Do not include the pictures; repeat the rest of the data exactly.

* * *

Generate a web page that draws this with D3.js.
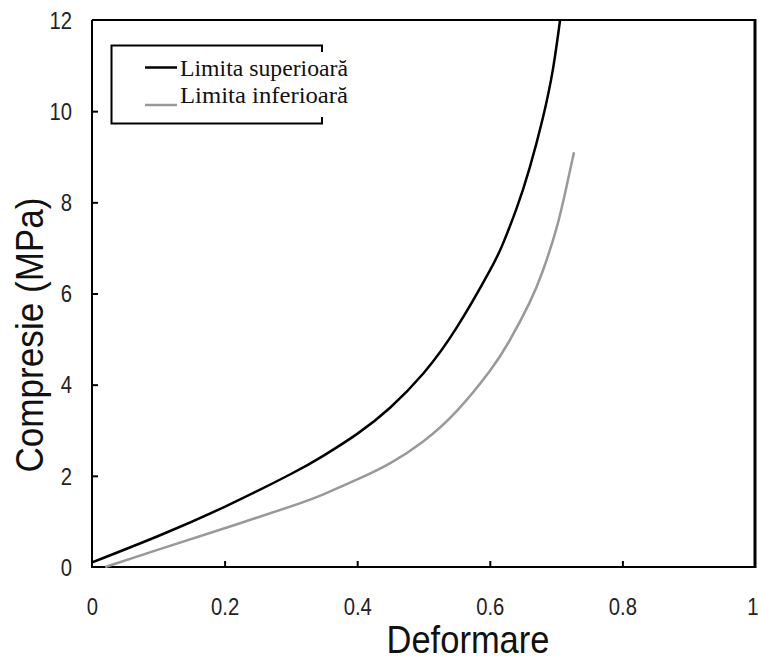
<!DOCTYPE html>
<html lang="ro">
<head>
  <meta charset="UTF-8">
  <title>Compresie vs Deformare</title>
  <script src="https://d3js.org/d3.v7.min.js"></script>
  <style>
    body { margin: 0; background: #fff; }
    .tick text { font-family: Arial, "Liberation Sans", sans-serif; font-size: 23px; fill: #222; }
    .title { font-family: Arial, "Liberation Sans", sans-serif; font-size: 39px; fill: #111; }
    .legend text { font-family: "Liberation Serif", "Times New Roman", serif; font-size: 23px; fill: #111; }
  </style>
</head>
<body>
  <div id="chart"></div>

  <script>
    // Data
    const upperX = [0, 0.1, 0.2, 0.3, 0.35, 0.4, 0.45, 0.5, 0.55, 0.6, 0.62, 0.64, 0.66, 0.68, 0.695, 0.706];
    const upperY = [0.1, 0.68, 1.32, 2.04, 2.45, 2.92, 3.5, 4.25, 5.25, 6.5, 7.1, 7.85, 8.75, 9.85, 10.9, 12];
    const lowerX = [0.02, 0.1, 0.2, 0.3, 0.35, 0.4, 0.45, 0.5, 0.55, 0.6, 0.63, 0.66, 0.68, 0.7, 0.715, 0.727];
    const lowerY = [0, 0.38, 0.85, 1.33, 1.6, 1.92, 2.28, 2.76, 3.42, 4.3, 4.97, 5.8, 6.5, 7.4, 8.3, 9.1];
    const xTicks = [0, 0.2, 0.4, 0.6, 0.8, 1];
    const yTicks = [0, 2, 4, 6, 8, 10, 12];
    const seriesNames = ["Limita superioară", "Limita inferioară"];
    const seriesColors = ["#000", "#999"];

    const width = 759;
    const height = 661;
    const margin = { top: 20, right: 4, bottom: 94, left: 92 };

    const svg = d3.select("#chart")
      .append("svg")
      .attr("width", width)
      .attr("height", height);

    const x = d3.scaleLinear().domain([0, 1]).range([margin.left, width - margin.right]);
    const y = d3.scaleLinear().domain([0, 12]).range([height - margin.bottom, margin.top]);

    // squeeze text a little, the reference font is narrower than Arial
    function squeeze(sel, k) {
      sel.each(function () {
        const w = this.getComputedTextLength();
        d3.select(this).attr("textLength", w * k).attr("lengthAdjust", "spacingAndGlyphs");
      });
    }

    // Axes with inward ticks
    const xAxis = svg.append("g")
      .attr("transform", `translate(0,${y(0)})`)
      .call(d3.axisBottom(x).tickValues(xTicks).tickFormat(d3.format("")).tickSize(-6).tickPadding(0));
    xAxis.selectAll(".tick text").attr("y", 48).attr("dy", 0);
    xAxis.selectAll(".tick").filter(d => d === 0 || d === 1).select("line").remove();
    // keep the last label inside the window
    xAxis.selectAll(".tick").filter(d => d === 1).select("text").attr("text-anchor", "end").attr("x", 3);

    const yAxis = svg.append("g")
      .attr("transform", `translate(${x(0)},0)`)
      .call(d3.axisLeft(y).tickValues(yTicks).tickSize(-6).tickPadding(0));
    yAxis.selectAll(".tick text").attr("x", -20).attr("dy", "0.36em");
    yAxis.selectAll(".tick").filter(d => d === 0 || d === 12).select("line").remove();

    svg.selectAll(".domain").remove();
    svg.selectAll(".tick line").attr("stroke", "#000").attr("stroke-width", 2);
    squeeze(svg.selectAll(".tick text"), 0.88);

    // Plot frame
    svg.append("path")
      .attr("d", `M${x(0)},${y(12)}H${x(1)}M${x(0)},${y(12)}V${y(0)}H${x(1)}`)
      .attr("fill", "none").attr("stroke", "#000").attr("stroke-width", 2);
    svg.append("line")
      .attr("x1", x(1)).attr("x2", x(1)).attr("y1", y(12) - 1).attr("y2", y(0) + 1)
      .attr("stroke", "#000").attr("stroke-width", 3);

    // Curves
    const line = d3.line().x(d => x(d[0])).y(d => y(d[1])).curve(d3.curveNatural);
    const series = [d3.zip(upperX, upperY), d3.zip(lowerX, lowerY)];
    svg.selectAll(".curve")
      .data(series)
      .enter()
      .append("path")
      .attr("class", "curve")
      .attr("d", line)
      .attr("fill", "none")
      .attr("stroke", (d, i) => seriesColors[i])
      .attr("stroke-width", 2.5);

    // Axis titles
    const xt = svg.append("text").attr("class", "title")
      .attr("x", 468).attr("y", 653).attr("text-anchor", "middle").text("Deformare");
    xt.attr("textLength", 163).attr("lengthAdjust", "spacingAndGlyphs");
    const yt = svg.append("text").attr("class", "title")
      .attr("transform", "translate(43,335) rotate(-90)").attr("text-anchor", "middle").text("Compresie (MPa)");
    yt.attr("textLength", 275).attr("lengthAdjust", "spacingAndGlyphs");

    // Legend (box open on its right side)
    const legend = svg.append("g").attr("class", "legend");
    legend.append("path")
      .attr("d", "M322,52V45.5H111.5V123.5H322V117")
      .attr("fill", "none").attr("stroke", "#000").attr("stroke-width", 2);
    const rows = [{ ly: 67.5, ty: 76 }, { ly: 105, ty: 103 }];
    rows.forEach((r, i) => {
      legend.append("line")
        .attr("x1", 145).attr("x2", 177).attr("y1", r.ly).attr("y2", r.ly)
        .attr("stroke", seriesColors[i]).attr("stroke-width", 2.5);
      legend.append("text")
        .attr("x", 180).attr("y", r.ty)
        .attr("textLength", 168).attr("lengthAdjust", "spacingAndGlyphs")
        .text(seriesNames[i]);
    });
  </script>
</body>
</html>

* * *

**EXPECTED ANSWER:**
Generate a web page that draws this with D3.js.
<!DOCTYPE html>
<html lang="ro">
<head>
  <meta charset="UTF-8">
  <title>Compresie vs Deformare</title>
  <script src="https://d3js.org/d3.v7.min.js"></script>
  <style>
    body { margin: 0; background: #fff; }
    .tick text { font-family: Arial, "Liberation Sans", sans-serif; font-size: 23px; fill: #222; }
    .title { font-family: Arial, "Liberation Sans", sans-serif; font-size: 39px; fill: #111; }
    .legend text { font-family: "Liberation Serif", "Times New Roman", serif; font-size: 23px; fill: #111; }
  </style>
</head>
<body>
  <div id="chart"></div>

  <script>
    // Data
    const upperX = [0, 0.1, 0.2, 0.3, 0.35, 0.4, 0.45, 0.5, 0.55, 0.6, 0.62, 0.64, 0.66, 0.68, 0.695, 0.706];
    const upperY = [0.1, 0.68, 1.32, 2.04, 2.45, 2.92, 3.5, 4.25, 5.25, 6.5, 7.1, 7.85, 8.75, 9.85, 10.9, 12];
    const lowerX = [0.02, 0.1, 0.2, 0.3, 0.35, 0.4, 0.45, 0.5, 0.55, 0.6, 0.63, 0.66, 0.68, 0.7, 0.715, 0.727];
    const lowerY = [0, 0.38, 0.85, 1.33, 1.6, 1.92, 2.28, 2.76, 3.42, 4.3, 4.97, 5.8, 6.5, 7.4, 8.3, 9.1];
    const xTicks = [0, 0.2, 0.4, 0.6, 0.8, 1];
    const yTicks = [0, 2, 4, 6, 8, 10, 12];
    const seriesNames = ["Limita superioară", "Limita inferioară"];
    const seriesColors = ["#000", "#999"];

    const width = 759;
    const height = 661;
    const margin = { top: 20, right: 4, bottom: 94, left: 92 };

    const svg = d3.select("#chart")
      .append("svg")
      .attr("width", width)
      .attr("height", height);

    const x = d3.scaleLinear().domain([0, 1]).range([margin.left, width - margin.right]);
    const y = d3.scaleLinear().domain([0, 12]).range([height - margin.bottom, margin.top]);

    // squeeze text a little, the reference font is narrower than Arial
    function squeeze(sel, k) {
      sel.each(function () {
        const w = this.getComputedTextLength();
        d3.select(this).attr("textLength", w * k).attr("lengthAdjust", "spacingAndGlyphs");
      });
    }

    // Axes with inward ticks
    const xAxis = svg.append("g")
      .attr("transform", `translate(0,${y(0)})`)
      .call(d3.axisBottom(x).tickValues(xTicks).tickFormat(d3.format("")).tickSize(-6).tickPadding(0));
    xAxis.selectAll(".tick text").attr("y", 48).attr("dy", 0);
    xAxis.selectAll(".tick").filter(d => d === 0 || d === 1).select("line").remove();
    // keep the last label inside the window
    xAxis.selectAll(".tick").filter(d => d === 1).select("text").attr("text-anchor", "end").attr("x", 3);

    const yAxis = svg.append("g")
      .attr("transform", `translate(${x(0)},0)`)
      .call(d3.axisLeft(y).tickValues(yTicks).tickSize(-6).tickPadding(0));
    yAxis.selectAll(".tick text").attr("x", -20).attr("dy", "0.36em");
    yAxis.selectAll(".tick").filter(d => d === 0 || d === 12).select("line").remove();

    svg.selectAll(".domain").remove();
    svg.selectAll(".tick line").attr("stroke", "#000").attr("stroke-width", 2);
    squeeze(svg.selectAll(".tick text"), 0.88);

    // Plot frame
    svg.append("path")
      .attr("d", `M${x(0)},${y(12)}H${x(1)}M${x(0)},${y(12)}V${y(0)}H${x(1)}`)
      .attr("fill", "none").attr("stroke", "#000").attr("stroke-width", 2);
    svg.append("line")
      .attr("x1", x(1)).attr("x2", x(1)).attr("y1", y(12) - 1).attr("y2", y(0) + 1)
      .attr("stroke", "#000").attr("stroke-width", 3);

    // Curves
    const line = d3.line().x(d => x(d[0])).y(d => y(d[1])).curve(d3.curveNatural);
    const series = [d3.zip(upperX, upperY), d3.zip(lowerX, lowerY)];
    svg.selectAll(".curve")
      .data(series)
      .enter()
      .append("path")
      .attr("class", "curve")
      .attr("d", line)
      .attr("fill", "none")
      .attr("stroke", (d, i) => seriesColors[i])
      .attr("stroke-width", 2.5);

    // Axis titles
    const xt = svg.append("text").attr("class", "title")
      .attr("x", 468).attr("y", 653).attr("text-anchor", "middle").text("Deformare");
    xt.attr("textLength", 163).attr("lengthAdjust", "spacingAndGlyphs");
    const yt = svg.append("text").attr("class", "title")
      .attr("transform", "translate(43,335) rotate(-90)").attr("text-anchor", "middle").text("Compresie (MPa)");
    yt.attr("textLength", 275).attr("lengthAdjust", "spacingAndGlyphs");

    // Legend (box open on its right side)
    const legend = svg.append("g").attr("class", "legend");
    legend.append("path")
      .attr("d", "M322,52V45.5H111.5V123.5H322V117")
      .attr("fill", "none").attr("stroke", "#000").attr("stroke-width", 2);
    const rows = [{ ly: 67.5, ty: 76 }, { ly: 105, ty: 103 }];
    rows.forEach((r, i) => {
      legend.append("line")
        .attr("x1", 145).attr("x2", 177).attr("y1", r.ly).attr("y2", r.ly)
        .attr("stroke", seriesColors[i]).attr("stroke-width", 2.5);
      legend.append("text")
        .attr("x", 180).attr("y", r.ty)
        .attr("textLength", 168).attr("lengthAdjust", "spacingAndGlyphs")
        .text(seriesNames[i]);
    });
  </script>
</body>
</html>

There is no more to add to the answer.